Book reviews are piling up again. First on the pile is Gentlemen of the Road by Michael Chabon.
This book is something of a departure for me -- it's a mainstream novel. It's historical, but with no fantasy elements at all, and written by an up and coming Literary Author. And I picked it up because it actually sounded good in a review on All Things Considered.
From the opening few pages, it was clear that this was an author who enjoyed words and was artful in using them. His sentences are artful without being annoying, and he actually uses words I don't really know (though I can pick them up pretty well from context) more often than anybody but Gene Wolfe.
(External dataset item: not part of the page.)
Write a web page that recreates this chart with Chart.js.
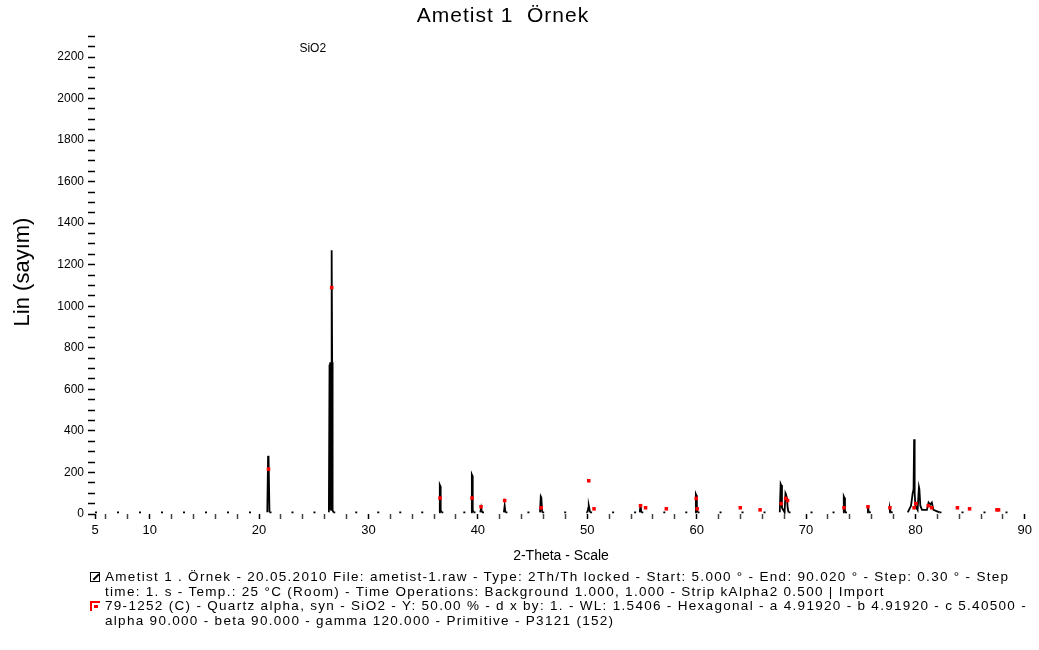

It was quite entertaining at the beginning, but unfortunately it didn't quite hold to such a high level. It read very much like a fantasy novel, just without any creatures more fantastic than elephants, or practitioners of any arts more arcane than medicine. To the sort of people who wouldn't be caught dead reading a genre novel, it was probably a really eye-opening experience, but to me, it was just a fairly average-quality adventure plot. Well enough told to be enjoyable, but nothing truly amazing; good but not great. 8 out of 10.
**** PLOT SUMMARY -- SPOILERS ****
We meet Zelikman, a Frankish scholor raised by a Jewish physician, and Amram, a black Ethiopian Jew, as they are staging scam, faking a fight to collect the bets. Zelikman doesn't look threatening until he starts actually using the overgrown bloodletting tool he carries, while Amram, except for being black, appears to be Fafhrd, so Zelikman winning the fight surprises most. As they're arranging to collect their winnings and make their escape in the stables, a mahout lets it be known that he was onto them, but that's fine. And he saddles them with his charge, the son of the recently deposed Bek of Khazaria -- a little known but real Jewish empire bordering the Caspian sea back when Byzantium was starting to come down from the height of its power and Islam was starting to come into its own. This mahout manages to get himself killed, and our heroes have decided to accept responsibility of Filaq, the prince. Filaq wants to escape and extract vengeance personally, and makes a pain of himself. Adventures ensue. Filaq manages to recruit an army, mercenaries that had been her father's. Then she's revealed as a girl. It turns out that Buljan, the usurper, is a real piece of work; he invited Rus barbarians to come down and sack Muslim towns with impunity. The mercenaries (Muslims) are captured and exectued, and this is the outrage that will prove Buljan's undoing. Our heroes sneak into the palace of the Kagan, who agrees to renounce Buljan in exchange for faking his death and spiriting him away. I'm skipping a lot, but a jolly good time was had by all.